=== Task description ===
Pull every line containing "chart" out of the material below.

=== Information provided ===
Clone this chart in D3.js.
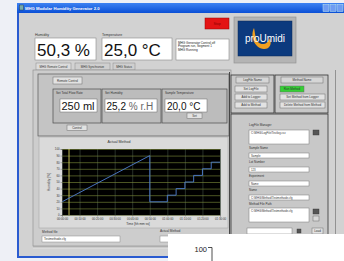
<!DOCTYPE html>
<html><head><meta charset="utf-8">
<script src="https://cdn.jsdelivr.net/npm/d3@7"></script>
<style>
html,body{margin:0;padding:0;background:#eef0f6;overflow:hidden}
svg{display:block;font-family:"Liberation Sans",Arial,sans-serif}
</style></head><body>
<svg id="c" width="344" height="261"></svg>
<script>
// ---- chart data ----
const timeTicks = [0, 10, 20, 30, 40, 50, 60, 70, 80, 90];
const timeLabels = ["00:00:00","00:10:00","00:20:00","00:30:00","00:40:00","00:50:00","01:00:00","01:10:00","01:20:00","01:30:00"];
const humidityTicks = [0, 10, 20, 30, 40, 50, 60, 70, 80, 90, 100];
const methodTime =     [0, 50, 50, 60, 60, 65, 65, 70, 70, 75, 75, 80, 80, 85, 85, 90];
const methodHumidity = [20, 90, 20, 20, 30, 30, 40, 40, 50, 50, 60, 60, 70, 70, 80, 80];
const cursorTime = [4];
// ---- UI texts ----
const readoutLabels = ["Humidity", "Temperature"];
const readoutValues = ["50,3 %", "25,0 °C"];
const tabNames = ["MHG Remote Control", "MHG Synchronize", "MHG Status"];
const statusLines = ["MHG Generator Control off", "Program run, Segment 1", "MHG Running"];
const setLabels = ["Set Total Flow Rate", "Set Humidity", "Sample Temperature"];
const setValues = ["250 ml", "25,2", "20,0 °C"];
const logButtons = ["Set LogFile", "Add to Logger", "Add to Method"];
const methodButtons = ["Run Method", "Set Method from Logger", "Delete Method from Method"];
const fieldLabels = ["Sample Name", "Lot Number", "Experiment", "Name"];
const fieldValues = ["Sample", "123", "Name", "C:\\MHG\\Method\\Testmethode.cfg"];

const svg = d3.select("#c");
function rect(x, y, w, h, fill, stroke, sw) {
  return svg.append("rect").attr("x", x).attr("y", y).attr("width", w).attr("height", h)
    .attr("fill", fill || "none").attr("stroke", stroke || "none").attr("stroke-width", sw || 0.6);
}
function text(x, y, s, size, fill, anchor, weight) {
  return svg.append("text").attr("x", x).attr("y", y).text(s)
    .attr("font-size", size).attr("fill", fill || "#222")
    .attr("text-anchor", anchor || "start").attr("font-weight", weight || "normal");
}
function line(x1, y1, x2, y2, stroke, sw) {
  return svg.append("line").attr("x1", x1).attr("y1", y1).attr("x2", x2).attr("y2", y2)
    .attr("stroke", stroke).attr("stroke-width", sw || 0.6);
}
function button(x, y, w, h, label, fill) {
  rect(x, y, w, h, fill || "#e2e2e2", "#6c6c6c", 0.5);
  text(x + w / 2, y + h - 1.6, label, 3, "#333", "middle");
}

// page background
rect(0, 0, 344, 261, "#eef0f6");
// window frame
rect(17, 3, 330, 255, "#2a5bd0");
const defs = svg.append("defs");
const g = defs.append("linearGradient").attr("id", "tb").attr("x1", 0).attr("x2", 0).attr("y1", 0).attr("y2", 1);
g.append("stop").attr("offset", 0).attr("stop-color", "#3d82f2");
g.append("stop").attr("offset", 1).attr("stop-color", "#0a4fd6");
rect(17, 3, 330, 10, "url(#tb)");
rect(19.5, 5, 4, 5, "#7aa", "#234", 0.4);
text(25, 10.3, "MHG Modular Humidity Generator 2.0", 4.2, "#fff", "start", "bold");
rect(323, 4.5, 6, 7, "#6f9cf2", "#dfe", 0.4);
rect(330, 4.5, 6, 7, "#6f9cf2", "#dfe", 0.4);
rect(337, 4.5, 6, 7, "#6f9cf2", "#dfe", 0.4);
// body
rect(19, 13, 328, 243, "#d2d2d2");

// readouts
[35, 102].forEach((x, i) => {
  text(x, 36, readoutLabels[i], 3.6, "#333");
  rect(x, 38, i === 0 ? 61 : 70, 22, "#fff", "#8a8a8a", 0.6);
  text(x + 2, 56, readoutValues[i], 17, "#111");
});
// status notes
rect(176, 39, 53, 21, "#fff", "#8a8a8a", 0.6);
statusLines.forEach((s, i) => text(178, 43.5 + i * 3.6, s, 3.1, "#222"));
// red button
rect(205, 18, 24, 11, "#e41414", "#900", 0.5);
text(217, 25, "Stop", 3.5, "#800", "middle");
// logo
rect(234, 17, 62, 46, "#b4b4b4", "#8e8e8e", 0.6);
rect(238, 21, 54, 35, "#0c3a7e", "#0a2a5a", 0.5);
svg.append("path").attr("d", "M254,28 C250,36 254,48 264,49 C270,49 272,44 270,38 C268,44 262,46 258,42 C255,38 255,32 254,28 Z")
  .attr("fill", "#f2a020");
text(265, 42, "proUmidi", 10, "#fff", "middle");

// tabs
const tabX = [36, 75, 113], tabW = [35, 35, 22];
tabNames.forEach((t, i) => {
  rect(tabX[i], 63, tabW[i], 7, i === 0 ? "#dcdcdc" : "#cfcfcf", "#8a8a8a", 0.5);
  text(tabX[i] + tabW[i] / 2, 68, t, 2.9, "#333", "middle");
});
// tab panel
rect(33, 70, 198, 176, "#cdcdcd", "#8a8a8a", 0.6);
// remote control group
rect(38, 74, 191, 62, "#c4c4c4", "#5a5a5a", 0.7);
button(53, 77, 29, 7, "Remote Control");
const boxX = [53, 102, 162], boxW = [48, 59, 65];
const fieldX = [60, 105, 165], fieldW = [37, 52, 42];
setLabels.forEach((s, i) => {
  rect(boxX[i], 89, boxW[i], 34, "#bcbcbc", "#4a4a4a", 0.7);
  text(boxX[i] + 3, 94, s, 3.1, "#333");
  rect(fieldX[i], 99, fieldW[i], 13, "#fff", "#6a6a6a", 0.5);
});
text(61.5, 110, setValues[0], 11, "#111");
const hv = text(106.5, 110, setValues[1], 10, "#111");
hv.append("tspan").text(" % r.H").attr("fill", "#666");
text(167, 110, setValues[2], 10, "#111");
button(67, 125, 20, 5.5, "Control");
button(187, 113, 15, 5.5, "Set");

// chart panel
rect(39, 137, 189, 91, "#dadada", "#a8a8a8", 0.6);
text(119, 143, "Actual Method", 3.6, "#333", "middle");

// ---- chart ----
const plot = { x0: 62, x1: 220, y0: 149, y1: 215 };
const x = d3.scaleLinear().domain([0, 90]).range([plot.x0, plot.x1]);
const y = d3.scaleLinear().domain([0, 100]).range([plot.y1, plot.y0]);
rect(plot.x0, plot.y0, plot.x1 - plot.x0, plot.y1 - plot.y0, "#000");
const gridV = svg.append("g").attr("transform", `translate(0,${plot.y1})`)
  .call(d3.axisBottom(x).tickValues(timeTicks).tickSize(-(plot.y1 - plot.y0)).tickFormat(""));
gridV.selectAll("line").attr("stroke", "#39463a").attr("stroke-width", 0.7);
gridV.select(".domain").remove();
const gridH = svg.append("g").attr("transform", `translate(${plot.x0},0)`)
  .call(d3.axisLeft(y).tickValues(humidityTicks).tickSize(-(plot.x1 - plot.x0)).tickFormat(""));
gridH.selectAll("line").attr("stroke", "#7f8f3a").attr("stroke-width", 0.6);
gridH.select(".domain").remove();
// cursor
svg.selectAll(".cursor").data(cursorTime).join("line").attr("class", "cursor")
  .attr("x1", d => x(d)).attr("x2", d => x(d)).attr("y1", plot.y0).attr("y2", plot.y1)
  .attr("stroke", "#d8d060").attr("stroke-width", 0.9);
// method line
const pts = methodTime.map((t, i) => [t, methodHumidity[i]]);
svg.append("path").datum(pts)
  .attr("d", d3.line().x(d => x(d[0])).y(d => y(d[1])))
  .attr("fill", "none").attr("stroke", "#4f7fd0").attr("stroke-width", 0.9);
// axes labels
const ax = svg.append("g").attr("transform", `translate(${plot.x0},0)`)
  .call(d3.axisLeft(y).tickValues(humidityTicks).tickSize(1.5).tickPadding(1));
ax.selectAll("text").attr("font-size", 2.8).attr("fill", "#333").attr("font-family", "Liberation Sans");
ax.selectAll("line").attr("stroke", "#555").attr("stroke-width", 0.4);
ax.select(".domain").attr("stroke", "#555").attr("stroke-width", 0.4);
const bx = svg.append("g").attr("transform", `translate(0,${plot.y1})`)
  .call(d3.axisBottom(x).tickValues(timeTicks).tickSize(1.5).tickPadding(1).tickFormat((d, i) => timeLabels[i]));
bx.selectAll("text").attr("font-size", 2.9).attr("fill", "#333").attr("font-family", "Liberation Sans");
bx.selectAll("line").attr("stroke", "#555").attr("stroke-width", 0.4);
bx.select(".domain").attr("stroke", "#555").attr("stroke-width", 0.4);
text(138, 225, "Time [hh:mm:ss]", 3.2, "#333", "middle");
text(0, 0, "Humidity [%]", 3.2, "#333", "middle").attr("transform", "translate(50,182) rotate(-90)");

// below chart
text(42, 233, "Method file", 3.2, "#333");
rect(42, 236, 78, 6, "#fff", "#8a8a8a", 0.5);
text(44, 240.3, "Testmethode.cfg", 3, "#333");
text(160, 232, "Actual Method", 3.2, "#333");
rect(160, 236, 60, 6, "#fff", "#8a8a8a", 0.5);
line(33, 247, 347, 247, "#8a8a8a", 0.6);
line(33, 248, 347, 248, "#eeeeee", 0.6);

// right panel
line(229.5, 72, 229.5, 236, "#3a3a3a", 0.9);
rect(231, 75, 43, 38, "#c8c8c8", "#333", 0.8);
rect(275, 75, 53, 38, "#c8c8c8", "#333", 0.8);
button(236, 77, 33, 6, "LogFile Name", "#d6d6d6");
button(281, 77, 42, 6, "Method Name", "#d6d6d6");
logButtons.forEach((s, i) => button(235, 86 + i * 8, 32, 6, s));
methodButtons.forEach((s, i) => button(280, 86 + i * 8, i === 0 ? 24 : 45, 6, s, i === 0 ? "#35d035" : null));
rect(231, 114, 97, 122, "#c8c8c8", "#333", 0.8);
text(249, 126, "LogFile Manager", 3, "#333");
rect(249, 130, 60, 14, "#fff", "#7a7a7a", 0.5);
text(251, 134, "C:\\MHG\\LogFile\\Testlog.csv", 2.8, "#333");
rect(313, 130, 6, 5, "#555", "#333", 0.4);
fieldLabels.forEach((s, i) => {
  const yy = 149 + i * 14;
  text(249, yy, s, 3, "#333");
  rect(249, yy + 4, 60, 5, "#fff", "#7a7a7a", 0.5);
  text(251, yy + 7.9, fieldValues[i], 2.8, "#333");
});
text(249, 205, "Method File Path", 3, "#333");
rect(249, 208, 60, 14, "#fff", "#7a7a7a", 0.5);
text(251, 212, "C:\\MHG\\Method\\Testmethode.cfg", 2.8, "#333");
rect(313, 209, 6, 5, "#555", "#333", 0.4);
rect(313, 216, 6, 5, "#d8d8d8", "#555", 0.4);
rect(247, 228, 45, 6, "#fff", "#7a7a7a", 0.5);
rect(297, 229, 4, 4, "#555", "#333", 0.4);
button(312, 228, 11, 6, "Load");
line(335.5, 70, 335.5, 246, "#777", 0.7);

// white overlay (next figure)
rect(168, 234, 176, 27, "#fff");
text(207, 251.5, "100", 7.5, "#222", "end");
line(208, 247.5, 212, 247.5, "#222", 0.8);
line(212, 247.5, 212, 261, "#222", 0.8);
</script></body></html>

=== Exercise result ===
Clone this chart in D3.js.
// ---- chart data ----
// chart panel
// ---- chart ----
// below chart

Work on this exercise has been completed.